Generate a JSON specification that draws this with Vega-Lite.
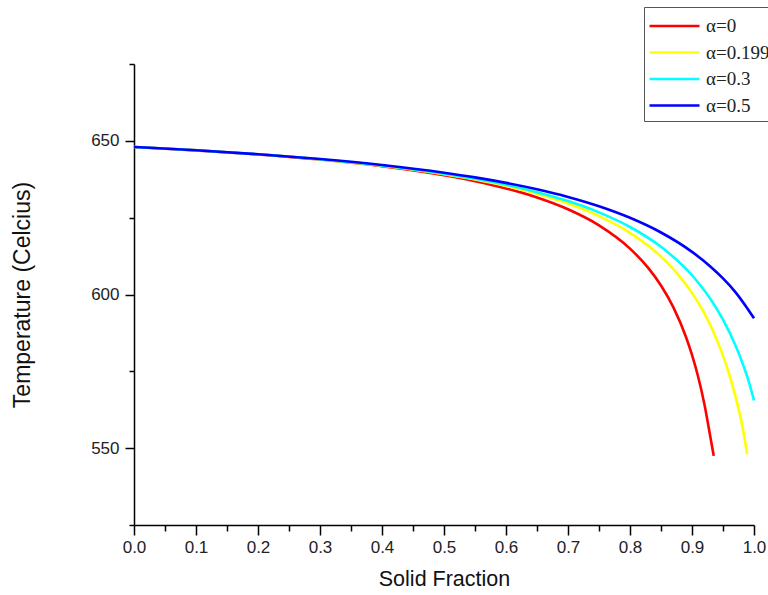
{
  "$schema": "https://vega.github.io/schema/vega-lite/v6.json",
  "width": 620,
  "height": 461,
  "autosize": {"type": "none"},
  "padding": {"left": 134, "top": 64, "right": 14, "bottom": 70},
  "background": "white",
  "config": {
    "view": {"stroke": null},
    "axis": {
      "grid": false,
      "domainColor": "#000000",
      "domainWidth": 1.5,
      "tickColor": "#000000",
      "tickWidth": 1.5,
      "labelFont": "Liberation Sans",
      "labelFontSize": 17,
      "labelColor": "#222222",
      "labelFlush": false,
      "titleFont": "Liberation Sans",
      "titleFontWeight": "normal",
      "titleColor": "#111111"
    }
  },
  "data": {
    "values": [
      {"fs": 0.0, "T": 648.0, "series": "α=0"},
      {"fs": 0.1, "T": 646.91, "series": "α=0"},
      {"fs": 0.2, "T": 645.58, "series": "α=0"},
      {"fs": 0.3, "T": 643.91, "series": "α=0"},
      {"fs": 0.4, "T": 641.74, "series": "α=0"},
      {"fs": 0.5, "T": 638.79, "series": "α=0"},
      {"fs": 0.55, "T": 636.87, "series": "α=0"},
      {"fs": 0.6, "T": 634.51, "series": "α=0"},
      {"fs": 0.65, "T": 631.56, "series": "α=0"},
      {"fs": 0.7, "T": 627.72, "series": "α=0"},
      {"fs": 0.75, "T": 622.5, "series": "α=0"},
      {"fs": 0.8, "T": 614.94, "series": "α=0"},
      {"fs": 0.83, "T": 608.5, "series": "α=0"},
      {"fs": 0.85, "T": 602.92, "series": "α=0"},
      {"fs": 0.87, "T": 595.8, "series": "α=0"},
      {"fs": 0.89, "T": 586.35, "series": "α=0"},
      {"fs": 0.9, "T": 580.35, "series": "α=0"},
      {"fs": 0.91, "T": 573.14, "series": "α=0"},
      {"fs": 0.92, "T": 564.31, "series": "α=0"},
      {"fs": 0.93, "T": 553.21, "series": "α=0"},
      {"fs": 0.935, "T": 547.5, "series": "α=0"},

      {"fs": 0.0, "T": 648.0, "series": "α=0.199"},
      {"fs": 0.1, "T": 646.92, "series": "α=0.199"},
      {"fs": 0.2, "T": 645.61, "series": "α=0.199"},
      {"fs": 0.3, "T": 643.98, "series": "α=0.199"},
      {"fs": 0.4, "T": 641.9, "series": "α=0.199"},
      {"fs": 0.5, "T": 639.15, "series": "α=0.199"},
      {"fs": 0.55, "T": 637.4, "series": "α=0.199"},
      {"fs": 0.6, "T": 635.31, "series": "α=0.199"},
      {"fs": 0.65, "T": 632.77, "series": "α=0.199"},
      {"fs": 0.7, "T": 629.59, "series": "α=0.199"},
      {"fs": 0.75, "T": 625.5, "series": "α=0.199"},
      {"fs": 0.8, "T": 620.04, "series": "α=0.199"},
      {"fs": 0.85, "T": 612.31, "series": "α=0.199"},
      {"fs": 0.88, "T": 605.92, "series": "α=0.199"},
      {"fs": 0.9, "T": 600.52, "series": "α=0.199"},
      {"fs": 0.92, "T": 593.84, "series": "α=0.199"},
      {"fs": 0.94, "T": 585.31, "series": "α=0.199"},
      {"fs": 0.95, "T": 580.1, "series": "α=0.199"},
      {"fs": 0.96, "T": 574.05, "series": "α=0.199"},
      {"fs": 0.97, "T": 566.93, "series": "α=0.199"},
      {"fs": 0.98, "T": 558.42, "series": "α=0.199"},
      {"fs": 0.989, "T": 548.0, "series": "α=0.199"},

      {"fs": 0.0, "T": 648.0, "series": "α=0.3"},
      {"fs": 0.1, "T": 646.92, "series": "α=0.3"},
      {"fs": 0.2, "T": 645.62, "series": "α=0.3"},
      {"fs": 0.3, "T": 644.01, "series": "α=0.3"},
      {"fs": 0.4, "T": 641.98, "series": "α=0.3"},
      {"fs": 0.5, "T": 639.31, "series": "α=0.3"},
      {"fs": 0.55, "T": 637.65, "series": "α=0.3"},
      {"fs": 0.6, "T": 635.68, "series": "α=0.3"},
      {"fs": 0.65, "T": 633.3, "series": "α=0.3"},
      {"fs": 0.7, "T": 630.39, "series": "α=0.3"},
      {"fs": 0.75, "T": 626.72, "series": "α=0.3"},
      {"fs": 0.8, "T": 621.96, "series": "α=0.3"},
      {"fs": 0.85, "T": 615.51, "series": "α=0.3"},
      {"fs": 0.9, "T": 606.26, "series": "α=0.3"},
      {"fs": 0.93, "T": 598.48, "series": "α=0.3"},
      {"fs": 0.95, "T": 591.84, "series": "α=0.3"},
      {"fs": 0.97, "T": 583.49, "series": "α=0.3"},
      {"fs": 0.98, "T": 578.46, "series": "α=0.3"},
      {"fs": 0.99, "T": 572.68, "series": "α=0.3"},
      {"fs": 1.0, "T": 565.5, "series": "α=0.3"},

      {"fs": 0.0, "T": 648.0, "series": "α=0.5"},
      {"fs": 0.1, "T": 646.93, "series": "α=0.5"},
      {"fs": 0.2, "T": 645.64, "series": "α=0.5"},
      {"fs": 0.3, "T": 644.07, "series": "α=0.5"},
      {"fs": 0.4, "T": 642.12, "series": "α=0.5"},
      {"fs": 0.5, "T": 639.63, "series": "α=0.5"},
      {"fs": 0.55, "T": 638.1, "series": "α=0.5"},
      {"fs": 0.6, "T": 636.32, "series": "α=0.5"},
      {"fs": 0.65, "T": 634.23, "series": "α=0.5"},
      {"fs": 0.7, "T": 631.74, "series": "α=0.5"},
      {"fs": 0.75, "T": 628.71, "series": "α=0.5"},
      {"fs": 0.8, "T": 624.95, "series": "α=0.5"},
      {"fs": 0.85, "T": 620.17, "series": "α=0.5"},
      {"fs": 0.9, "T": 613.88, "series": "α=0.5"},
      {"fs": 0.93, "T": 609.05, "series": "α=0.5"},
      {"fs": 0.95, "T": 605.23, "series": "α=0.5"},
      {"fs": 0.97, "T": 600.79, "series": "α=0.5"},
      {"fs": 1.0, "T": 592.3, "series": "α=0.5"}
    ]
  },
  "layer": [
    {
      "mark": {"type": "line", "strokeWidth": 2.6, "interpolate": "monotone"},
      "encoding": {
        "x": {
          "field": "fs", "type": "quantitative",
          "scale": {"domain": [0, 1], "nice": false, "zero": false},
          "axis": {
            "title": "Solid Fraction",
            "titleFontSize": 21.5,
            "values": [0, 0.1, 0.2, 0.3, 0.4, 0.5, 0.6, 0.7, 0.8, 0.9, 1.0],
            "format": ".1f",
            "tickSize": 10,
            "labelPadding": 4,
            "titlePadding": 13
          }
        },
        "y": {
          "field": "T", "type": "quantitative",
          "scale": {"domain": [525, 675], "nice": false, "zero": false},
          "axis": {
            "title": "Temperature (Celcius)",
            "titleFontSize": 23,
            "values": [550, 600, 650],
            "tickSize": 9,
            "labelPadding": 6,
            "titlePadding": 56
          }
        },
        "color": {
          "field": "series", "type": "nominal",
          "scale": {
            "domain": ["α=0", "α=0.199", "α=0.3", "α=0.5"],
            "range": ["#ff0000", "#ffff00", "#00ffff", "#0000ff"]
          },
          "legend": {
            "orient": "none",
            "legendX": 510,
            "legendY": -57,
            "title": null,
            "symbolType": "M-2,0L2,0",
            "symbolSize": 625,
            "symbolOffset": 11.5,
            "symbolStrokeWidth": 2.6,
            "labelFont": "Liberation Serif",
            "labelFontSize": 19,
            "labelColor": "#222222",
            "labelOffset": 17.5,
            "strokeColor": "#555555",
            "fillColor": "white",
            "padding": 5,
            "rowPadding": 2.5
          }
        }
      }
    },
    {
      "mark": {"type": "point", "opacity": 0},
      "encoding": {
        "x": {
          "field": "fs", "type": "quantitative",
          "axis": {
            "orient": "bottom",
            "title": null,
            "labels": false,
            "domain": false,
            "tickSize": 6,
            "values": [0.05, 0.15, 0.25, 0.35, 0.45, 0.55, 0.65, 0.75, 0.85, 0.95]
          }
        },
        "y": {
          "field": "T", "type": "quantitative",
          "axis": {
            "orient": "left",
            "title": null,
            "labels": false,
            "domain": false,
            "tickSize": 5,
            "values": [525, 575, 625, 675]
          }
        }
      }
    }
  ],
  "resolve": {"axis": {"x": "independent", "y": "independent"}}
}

————

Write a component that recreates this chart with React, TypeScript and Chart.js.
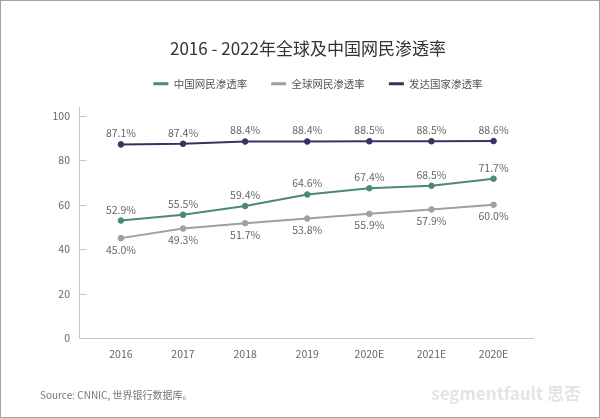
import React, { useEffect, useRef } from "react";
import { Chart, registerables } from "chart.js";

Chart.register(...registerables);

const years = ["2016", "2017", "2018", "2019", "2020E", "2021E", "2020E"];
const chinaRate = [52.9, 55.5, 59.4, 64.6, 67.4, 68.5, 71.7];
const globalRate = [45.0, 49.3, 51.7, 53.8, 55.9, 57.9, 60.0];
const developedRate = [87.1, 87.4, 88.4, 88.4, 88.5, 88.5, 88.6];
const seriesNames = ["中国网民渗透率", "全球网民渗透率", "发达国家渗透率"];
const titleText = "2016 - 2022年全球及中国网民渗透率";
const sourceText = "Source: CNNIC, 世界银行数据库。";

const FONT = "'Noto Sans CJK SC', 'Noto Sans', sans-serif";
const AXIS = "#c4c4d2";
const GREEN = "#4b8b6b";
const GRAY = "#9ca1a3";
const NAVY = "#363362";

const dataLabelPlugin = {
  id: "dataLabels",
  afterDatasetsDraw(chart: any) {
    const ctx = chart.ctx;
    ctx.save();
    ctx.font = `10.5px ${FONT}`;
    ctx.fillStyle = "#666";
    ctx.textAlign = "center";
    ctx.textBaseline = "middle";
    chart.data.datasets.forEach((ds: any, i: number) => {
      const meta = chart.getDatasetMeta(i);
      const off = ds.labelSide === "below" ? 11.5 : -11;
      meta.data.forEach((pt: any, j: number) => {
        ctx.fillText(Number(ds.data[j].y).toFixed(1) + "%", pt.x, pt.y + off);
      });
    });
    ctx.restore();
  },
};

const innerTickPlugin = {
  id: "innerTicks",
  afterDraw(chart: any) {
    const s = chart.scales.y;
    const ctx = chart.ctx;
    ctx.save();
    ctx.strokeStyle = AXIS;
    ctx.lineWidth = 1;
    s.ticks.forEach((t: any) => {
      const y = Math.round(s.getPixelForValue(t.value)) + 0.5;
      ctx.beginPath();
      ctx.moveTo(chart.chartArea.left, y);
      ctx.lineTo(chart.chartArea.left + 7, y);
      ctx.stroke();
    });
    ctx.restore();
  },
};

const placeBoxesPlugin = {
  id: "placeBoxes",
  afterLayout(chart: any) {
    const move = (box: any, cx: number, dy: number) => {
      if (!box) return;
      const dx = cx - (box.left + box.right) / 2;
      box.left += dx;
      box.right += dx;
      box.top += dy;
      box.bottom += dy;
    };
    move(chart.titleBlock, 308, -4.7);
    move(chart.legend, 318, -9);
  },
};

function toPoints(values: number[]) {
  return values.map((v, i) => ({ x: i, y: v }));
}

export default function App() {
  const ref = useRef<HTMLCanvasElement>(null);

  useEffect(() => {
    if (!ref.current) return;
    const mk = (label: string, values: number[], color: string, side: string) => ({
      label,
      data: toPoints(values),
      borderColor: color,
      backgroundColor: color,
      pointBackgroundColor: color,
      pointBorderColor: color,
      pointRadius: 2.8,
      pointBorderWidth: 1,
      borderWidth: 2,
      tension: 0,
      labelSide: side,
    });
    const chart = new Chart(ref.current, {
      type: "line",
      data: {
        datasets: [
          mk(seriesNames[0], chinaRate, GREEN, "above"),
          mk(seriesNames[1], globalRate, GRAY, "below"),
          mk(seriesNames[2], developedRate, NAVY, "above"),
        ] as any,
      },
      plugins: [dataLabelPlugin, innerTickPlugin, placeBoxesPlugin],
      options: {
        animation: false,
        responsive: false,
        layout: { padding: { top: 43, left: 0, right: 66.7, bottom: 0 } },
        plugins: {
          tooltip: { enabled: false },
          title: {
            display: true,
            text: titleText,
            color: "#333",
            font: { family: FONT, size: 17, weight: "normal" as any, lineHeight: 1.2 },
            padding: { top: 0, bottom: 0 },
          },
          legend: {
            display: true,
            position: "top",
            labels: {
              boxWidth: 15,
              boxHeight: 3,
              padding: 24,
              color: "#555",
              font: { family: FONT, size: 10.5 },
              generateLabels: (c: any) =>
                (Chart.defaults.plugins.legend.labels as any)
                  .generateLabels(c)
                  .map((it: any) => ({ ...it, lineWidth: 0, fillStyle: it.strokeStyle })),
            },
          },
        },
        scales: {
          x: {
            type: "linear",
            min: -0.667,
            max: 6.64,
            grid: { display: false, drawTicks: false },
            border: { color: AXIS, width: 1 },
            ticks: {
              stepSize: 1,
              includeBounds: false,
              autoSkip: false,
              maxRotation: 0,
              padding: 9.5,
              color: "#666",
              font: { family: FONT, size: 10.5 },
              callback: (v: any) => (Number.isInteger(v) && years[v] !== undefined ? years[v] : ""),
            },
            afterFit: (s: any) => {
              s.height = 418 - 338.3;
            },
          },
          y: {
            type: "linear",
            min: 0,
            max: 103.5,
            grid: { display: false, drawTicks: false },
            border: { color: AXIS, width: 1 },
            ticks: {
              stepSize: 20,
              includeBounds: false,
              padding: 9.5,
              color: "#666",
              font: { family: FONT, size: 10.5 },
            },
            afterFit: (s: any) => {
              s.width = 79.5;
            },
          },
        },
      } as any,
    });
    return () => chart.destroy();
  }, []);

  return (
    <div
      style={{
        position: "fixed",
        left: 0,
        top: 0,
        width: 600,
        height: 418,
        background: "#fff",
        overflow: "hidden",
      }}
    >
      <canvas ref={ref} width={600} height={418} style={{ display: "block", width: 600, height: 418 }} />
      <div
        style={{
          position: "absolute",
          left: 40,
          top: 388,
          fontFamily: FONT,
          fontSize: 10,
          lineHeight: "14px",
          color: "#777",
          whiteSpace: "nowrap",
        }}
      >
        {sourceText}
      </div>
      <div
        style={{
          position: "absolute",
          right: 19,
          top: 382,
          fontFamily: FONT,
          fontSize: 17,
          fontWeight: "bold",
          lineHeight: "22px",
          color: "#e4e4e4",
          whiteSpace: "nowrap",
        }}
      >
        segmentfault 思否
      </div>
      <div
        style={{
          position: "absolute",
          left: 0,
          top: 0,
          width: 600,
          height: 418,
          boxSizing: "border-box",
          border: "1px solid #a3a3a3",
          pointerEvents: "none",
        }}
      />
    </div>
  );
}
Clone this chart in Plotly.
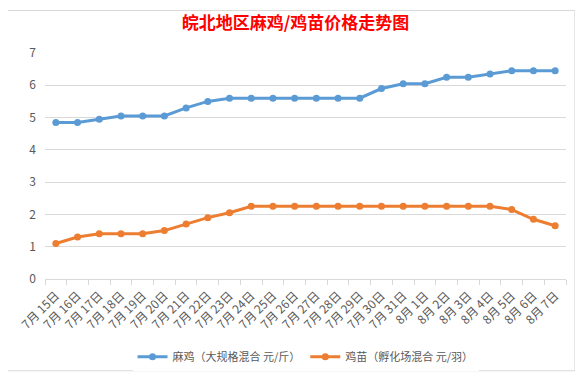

————

Return exactly the lines from the one with "Write a component" to the one with "Chart.register(...registerables);", inclusive, and nothing else; skip the pictures.

Write a component that recreates this chart with React, TypeScript and Chart.js.
import React, { useEffect, useRef } from "react";
import { Chart, registerables } from "chart.js";

Chart.register(...registerables);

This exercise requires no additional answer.